Coins can generally be cleaned in a variety of ways. They can be cleaned with a soft toothbrush dipped in a mild soap and water. They can also be soaked in a cup of white vinegar with a tablespoon of salt dissolved in it, for example. Muriatic acid can be used to clean coins that are covered with a grimy crust. You have to be careful cleaning coins, especially when you're using strong chemicals such as acids. You can easily wipe the details off a coin and turn it into a worthless piece of metal.
Choose a well-ventilated area to work in. Muriatic acid fumes can cause lung damage. They are both toxic and corrosive (see resources). Protect yourself with long-sleeved shirt and pants, closed shoes or boots, rubber gloves and safety goggles.
Dilute the muriatic acid with water in a small plastic bowl. Pour the water in the bowl first. Then pour the acid in slowly so it doesn't splash. Use one part acid to 20 parts water.

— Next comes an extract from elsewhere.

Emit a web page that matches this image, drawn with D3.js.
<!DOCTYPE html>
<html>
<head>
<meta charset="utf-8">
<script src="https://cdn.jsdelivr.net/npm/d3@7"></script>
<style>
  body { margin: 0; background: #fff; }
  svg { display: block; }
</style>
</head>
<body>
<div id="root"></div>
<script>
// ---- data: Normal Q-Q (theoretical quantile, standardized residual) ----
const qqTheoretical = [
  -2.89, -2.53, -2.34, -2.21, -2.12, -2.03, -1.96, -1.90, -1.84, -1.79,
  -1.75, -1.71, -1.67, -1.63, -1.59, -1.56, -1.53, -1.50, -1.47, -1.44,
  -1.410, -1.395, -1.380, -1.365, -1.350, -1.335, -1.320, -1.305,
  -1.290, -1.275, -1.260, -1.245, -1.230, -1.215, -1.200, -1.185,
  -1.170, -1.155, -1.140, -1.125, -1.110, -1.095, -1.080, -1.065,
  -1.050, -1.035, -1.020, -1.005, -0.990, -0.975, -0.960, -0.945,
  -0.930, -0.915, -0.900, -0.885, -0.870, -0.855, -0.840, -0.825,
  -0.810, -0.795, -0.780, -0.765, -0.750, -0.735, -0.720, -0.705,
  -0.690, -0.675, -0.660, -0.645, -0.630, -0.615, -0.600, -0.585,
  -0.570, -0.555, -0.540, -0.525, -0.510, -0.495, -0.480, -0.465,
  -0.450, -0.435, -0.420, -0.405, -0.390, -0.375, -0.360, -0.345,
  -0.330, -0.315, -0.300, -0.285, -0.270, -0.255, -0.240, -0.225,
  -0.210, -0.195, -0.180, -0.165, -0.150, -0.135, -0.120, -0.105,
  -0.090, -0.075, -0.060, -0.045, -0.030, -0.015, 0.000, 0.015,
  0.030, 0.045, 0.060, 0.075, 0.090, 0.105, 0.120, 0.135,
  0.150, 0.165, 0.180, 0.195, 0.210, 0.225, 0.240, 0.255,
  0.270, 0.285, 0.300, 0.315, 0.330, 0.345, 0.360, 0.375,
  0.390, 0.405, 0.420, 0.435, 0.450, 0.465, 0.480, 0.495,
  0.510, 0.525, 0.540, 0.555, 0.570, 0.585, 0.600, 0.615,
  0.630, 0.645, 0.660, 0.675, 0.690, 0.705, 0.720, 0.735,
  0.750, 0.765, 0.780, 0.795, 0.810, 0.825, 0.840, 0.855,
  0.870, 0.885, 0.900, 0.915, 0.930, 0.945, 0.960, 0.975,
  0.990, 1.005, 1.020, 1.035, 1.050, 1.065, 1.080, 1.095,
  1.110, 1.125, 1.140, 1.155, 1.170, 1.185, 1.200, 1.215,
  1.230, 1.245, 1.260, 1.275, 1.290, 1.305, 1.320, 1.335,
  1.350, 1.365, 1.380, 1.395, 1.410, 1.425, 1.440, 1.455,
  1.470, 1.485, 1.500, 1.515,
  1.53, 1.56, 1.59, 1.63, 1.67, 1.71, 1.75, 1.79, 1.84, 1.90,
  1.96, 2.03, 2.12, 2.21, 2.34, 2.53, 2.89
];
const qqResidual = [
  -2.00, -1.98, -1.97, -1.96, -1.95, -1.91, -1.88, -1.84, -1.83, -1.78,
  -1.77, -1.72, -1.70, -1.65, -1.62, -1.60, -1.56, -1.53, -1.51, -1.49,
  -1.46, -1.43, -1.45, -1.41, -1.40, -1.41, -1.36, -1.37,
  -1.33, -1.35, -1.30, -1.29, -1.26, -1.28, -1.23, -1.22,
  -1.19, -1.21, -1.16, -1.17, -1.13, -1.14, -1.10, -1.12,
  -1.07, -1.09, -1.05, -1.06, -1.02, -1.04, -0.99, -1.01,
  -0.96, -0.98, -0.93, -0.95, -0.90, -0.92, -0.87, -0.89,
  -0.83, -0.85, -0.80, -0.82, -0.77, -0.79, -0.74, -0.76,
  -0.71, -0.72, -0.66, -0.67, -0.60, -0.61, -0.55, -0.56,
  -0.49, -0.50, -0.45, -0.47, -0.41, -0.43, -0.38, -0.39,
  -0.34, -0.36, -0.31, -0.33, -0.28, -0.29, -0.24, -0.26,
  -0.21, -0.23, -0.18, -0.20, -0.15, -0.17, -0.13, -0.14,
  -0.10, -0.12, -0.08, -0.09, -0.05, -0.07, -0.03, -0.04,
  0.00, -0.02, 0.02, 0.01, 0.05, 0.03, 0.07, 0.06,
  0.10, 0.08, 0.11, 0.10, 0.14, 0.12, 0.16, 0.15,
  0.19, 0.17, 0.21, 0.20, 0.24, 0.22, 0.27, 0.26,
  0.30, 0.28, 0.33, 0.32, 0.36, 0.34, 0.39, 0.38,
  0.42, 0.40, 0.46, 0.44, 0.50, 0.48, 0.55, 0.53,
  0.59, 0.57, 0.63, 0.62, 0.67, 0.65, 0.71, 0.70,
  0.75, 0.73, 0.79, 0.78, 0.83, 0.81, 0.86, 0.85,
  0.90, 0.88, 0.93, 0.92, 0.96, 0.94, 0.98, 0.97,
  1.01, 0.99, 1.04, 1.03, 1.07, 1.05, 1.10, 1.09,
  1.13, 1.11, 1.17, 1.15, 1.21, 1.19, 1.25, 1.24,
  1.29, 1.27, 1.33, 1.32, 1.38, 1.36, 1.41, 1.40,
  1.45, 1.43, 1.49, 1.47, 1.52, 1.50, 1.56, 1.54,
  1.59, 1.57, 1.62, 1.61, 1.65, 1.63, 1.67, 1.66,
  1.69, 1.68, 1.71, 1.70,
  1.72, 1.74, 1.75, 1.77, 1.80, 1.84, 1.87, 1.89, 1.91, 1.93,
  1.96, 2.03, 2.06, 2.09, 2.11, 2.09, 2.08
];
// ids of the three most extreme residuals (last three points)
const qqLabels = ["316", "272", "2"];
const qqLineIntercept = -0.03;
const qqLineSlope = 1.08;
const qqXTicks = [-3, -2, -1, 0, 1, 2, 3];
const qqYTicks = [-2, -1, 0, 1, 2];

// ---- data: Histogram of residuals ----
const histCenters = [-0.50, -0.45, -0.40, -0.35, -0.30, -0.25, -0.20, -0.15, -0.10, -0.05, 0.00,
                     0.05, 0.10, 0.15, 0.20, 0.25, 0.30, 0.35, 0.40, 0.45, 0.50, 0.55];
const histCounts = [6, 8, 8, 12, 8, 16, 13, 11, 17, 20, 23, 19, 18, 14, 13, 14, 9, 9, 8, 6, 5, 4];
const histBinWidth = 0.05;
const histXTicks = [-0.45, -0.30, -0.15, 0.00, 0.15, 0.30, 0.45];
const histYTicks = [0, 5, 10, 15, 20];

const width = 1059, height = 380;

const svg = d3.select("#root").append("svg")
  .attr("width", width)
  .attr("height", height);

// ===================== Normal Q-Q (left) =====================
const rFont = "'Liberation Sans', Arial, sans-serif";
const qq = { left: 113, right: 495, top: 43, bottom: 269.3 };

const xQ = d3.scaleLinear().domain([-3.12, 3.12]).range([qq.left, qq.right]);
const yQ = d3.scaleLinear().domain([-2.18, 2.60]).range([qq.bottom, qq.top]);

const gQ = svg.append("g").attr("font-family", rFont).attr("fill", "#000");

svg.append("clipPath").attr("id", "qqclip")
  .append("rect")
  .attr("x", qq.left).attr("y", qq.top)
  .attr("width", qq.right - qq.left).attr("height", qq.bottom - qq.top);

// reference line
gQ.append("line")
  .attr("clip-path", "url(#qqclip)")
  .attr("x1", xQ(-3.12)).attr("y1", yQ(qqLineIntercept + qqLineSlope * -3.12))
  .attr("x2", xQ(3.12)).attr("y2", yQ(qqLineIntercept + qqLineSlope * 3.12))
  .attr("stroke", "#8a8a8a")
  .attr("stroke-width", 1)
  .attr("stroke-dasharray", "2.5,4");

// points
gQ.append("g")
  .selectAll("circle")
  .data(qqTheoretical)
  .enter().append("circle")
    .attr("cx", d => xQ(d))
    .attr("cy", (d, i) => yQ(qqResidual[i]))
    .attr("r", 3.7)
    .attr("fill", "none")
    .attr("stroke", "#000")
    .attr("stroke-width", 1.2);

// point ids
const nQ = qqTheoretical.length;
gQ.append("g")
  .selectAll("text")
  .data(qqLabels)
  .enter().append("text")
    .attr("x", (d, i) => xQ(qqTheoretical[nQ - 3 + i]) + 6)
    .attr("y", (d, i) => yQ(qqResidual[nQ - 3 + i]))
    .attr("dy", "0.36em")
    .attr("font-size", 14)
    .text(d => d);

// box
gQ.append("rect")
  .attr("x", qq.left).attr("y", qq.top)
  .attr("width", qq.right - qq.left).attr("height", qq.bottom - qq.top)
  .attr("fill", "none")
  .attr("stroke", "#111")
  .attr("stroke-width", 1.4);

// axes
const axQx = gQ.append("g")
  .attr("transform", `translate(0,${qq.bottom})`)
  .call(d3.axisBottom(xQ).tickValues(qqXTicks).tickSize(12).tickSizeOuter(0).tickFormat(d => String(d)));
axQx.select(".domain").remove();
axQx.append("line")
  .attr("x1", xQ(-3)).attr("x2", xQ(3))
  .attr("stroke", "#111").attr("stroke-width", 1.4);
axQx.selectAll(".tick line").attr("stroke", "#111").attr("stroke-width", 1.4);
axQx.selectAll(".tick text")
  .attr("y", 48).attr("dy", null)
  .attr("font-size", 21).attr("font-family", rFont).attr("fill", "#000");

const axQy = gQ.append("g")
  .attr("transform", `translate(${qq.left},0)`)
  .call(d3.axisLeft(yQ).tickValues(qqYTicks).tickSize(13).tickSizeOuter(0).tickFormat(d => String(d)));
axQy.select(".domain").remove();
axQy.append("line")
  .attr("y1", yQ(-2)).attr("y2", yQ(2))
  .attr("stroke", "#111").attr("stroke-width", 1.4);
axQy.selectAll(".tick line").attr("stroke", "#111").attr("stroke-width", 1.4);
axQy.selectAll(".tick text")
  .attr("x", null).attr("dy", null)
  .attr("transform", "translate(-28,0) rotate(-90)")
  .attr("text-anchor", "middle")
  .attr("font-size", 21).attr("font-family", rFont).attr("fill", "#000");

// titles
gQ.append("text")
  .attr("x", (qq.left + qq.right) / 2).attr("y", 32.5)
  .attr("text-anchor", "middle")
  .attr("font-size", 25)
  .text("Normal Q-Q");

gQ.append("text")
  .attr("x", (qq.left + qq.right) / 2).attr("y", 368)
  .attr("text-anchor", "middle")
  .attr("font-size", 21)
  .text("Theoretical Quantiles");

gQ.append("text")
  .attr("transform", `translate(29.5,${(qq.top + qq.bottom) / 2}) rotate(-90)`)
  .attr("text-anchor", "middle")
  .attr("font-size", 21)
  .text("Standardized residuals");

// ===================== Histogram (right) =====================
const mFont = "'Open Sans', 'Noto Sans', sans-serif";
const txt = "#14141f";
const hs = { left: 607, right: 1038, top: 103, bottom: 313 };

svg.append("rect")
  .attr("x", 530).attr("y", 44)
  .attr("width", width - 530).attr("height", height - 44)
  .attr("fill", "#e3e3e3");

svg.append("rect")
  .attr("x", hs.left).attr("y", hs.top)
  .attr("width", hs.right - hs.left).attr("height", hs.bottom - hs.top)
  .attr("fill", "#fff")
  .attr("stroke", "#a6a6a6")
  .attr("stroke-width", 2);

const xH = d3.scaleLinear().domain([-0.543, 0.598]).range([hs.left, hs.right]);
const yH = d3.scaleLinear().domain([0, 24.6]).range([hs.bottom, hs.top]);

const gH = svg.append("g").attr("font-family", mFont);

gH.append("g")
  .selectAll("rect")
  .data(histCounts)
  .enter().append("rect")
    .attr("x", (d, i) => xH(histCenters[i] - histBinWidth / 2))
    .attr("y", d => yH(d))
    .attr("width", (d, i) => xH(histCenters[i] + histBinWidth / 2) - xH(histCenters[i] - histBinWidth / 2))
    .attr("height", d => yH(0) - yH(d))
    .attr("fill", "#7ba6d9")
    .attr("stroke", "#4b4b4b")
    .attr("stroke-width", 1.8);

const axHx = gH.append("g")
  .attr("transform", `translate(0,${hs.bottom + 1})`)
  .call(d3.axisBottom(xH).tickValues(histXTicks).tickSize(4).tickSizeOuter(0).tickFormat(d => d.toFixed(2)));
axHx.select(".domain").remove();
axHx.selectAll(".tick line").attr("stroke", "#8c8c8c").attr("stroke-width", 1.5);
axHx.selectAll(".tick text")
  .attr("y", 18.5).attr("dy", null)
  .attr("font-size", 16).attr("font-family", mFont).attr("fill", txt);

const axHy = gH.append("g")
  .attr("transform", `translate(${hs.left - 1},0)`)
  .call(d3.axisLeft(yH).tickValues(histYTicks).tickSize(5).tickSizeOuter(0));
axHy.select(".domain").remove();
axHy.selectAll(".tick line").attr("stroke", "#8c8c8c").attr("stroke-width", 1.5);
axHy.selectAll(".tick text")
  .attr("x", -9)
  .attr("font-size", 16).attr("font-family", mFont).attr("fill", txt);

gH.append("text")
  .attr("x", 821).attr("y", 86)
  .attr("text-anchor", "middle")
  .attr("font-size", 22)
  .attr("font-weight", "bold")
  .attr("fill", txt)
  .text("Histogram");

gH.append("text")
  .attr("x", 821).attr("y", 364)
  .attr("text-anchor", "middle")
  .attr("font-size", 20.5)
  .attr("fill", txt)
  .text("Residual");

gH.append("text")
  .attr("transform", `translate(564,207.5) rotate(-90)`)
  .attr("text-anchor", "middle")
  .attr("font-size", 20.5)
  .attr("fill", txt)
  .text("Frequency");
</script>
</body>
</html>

Carefully stir the solution with a plastic spoon.
Place the coins in the diluted muriatic acid to clean them. After the bubbling stops -- it can take a half minute to as long as a couple minutes -- remove the coins from the bowl. Rinse them well with clean water.
Mix up a solution of baking soda and water in a clean plastic bowl. Use one part soda to three parts water. Place the coins in the solution for 24 hours.

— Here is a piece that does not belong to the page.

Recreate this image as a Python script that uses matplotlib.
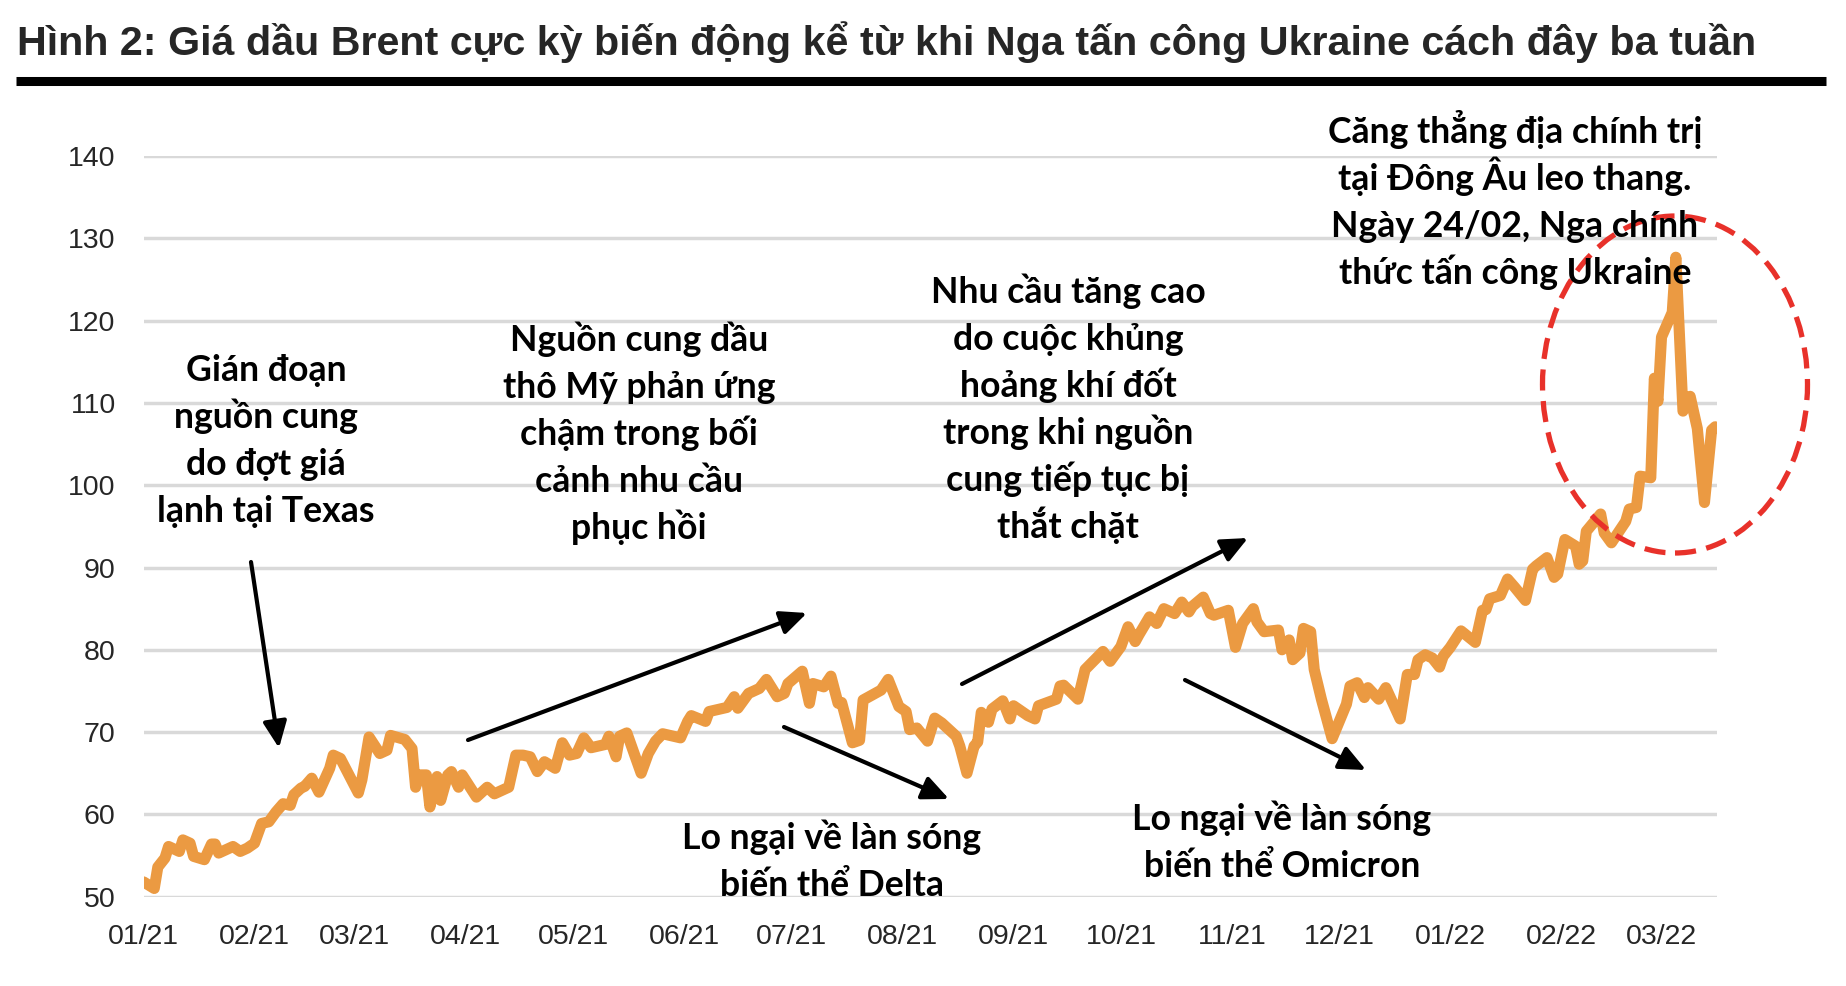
import matplotlib
matplotlib.use("Agg")
import matplotlib.pyplot as plt
from matplotlib.lines import Line2D
from matplotlib.patches import Ellipse
import pandas as pd

W, H = 1846, 986

# Brent price (days counted from 04/01/2021)
start = pd.Timestamp("2021-01-04")
days = [0, 3, 4, 6, 7, 10, 11, 13, 14, 17, 19, 20, 21, 25, 27, 29, 31, 32, 33, 35,
        37, 39, 41, 42, 44, 45, 47, 49, 52, 53, 55, 60, 61, 63, 66, 68, 69, 73, 75, 76,
        77, 79, 80, 82, 83, 85, 86, 88, 89, 93, 96, 98, 102, 104, 106, 108, 110, 112, 115, 117,
        119, 121, 123, 125, 129, 130, 132, 133, 135, 139, 141, 143, 145, 150, 152, 153, 157, 158, 160, 163,
        165, 166, 169, 172, 174, 177, 179, 180, 184, 186, 187, 190, 192, 194, 195, 198, 200, 201, 206, 208,
        211, 213, 214, 216, 219, 221, 223, 227, 228, 230, 232, 233, 234, 236, 237, 240, 242, 243, 247, 249,
        250, 255, 256, 257, 261, 263, 268, 270, 273, 275, 277, 278, 281, 283, 285, 288, 290, 292, 293, 296,
        298, 299, 303, 305, 307, 310, 311, 313, 317, 318, 320, 321, 323, 324, 326, 327, 329, 332, 336, 337,
        339, 341, 342, 345, 347, 351, 353, 355, 356, 358, 360, 362, 363, 365, 368, 372, 374, 375, 376, 379,
        381, 383, 386, 388, 389, 392, 394, 395, 397, 400, 401, 402, 403, 407, 408, 410, 414, 415, 417, 418,
        421, 422, 423, 424, 427, 428, 430, 432, 434, 436, 438, 439]
brent = [51.8, 51.0, 53.6, 54.7, 56.1, 55.5, 56.9, 56.5, 54.9, 54.5, 56.4, 56.4, 55.3, 56.1, 55.5, 55.9, 56.5, 57.7, 58.9, 59.1,
         60.3, 61.3, 61.1, 62.4, 63.2, 63.4, 64.4, 62.7, 65.6, 67.2, 66.8, 62.6, 64.2, 69.4, 67.4, 67.8, 69.6, 69.1, 68.0, 63.3,
         64.8, 64.8, 60.9, 64.6, 61.7, 64.8, 65.2, 63.3, 64.8, 62.1, 63.3, 62.5, 63.3, 67.2, 67.2, 67.0, 65.2, 66.4, 65.6, 68.7,
         67.2, 67.4, 69.3, 68.1, 68.5, 69.5, 67.0, 69.5, 69.9, 65.0, 67.4, 68.9, 69.8, 69.3, 71.3, 72.0, 71.3, 72.5, 72.7, 73.0,
         74.3, 72.9, 74.7, 75.3, 76.4, 74.3, 74.7, 75.9, 77.4, 73.5, 75.9, 75.5, 76.8, 73.5, 73.6, 68.7, 69.0, 73.9, 75.1, 76.4,
         73.1, 72.5, 70.3, 70.5, 68.9, 71.7, 71.1, 69.5, 68.3, 65.0, 68.3, 68.8, 72.4, 71.2, 72.8, 73.8, 71.6, 73.2, 72.0, 71.6,
         73.2, 74.0, 75.6, 75.7, 74.0, 77.6, 79.8, 78.6, 80.4, 82.8, 81.0, 81.8, 84.0, 83.2, 85.0, 84.4, 85.8, 84.6, 85.3, 86.4,
         84.4, 84.2, 84.8, 80.3, 83.2, 85.0, 83.4, 82.2, 82.4, 80.0, 81.2, 78.8, 79.6, 82.6, 82.2, 77.6, 74.0, 69.2, 73.4, 75.6,
         76.0, 74.2, 75.4, 74.0, 75.4, 71.6, 77.0, 77.0, 78.8, 79.4, 79.0, 77.9, 79.2, 80.3, 82.3, 80.9, 84.8, 84.9, 86.2, 86.6,
         88.6, 87.6, 86.0, 89.8, 90.2, 91.2, 88.8, 89.2, 93.4, 92.6, 90.4, 90.8, 94.4, 96.5, 94.2, 93.0, 95.6, 97.1, 97.3, 101.1,
         100.9, 113.0, 110.2, 118.0, 121.0, 127.7, 109.0, 110.8, 106.9, 97.9, 106.7, 107.1]

tick_dates = ["2021-01-04", "2021-02-04", "2021-03-04", "2021-04-04", "2021-05-04",
              "2021-06-04", "2021-07-04", "2021-08-04", "2021-09-04", "2021-10-04",
              "2021-11-04", "2021-12-04", "2022-01-04", "2022-02-04", "2022-03-04"]
tick_labels = ["01/21", "02/21", "03/21", "04/21", "05/21", "06/21", "07/21", "08/21",
               "09/21", "10/21", "11/21", "12/21", "01/22", "02/22", "03/22"]
y_ticks = [50, 60, 70, 80, 90, 100, 110, 120, 130, 140]

title = "Hình 2: Giá dầu Brent cực kỳ biến động kể từ khi Nga tấn công Ukraine cách đây ba tuần"
notes = [
    (266, 381, ["Gián đoạn", "nguồn cung", "do đợt giá", "lạnh tại Texas"]),
    (639, 351, ["Nguồn cung dầu", "thô Mỹ phản ứng", "chậm trong bối", "cảnh nhu cầu", "phục hồi"]),
    (1068, 303, ["Nhu cầu tăng cao", "do cuộc khủng", "hoảng khí đốt", "trong khi nguồn",
                 "cung tiếp tục bị", "thắt chặt"]),
    (1515, 143, ["Căng thẳng địa chính trị", "tại Đông Âu leo thang.", "Ngày 24/02, Nga chính",
                 "thức tấn công Ukraine"]),
    (832, 849, ["Lo ngại về làn sóng", "biến thể Delta"]),
    (1282, 830, ["Lo ngại về làn sóng", "biến thể Omicron"]),
]
arrows = [((251, 562), (279, 748)),
          ((468, 740), (807, 613)),
          ((784, 727), (949, 799)),
          ((962, 684), (1248, 538)),
          ((1185, 680), (1366, 770))]


def fx(px):
    return px / W


def fy(py):
    return 1 - py / H


fig = plt.figure(figsize=(W / 100, H / 100), dpi=100)
ax = fig.add_axes([fx(143.5), fy(896.7), (1717 - 143.5) / W, (896.7 - 156) / H])

dates = [start + pd.Timedelta(days=d) for d in days]
ax.plot(dates, brent, color="#EB9A42", lw=8, solid_joinstyle="round",
        solid_capstyle="round", zorder=3)

ax.set_xlim(start, start + pd.Timedelta(days=439.5))
ax.set_ylim(50, 140)
ax.set_yticks(y_ticks)
ax.set_xticks(pd.to_datetime(tick_dates))
ax.set_xticklabels(tick_labels)
for s in ax.spines.values():
    s.set_visible(False)
ax.yaxis.grid(True, color="#D9D9D9", lw=2.5)
ax.set_axisbelow(True)
ax.tick_params(length=0, labelsize=20.5, labelcolor="#262626")
ax.tick_params(axis="y", pad=20)
ax.tick_params(axis="x", pad=20)
for lab in ax.get_xticklabels() + ax.get_yticklabels():
    lab.set_family("Liberation Sans")

# title and rule
fig.canvas.draw()
r = fig.canvas.get_renderer()
t = fig.text(fx(17), fy(55), title, fontsize=28, fontweight="bold",
             family="Liberation Sans", color="#262626", va="baseline")
tw = t.get_window_extent(r).width
t.set_fontsize(28 * 1738 / tw)
fig.add_artist(Line2D([fx(16), fx(1826)], [fy(81), fy(81)], lw=6.5, color="black",
                      solid_capstyle="butt", transform=fig.transFigure))

# annotation text size fitted to the widest line of the top-right note
ann_font = ["Lato", "Open Sans", "DejaVu Sans"]
probe = fig.text(0, 0, "Căng thẳng địa chính trị", fontsize=24, fontweight="bold", family=ann_font)
ann_size = 24 * 376 / probe.get_window_extent(r).width
probe.remove()

for cx, base, lines in notes:
    for i, line in enumerate(lines):
        fig.text(fx(cx), fy(base + i * 47), line, fontsize=ann_size, fontweight="bold",
                 family=ann_font, ha="center", va="baseline", color="black", zorder=5)

for (x0, y0), (x1, y1) in arrows:
    ax.annotate("", xy=(x1, H - y1), xytext=(x0, H - y0), xycoords="figure pixels",
                textcoords="figure pixels",
                arrowprops=dict(arrowstyle="-|>,head_length=1.0,head_width=0.45",
                                color="black", lw=3, mutation_scale=16,
                                shrinkA=0, shrinkB=0), zorder=4)

fig.add_artist(Ellipse((fx(1675), fy(384.5)), 265 / W, 337 / H, transform=fig.transFigure,
                       fill=False, ec="#E8312A", lw=3.8, ls=(0, (4, 2)), zorder=2))

fig.savefig("out.png", dpi=100, facecolor="white")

Remove the clean coins from the soda water and rinse them with clean water. Then, dry them with a soft cloth.
Things You'll Need
- Muriatic acid
- Long-sleeved shirt and pants
- Closed shoes or boots
- Rubber gloves
- Safety goggles
- Small plastic bowl
- Plastic spoon
- Baking soda
- Soft cloth
You can use the leftover muriatic acid to clean more coins.
Muriatic acid- which is also called hydrochloric acid- is a corrosive chemical. It should be used with extreme care.
Never pour water into muriatic acid. Always pour the acid into the water.
According to anythinganywhere.com, (see resources), it's okay to clean gold, platinum, silver, iron and nickel coins with acid. Copper, brass, zinc, tin and aluminum are all on the "No" list.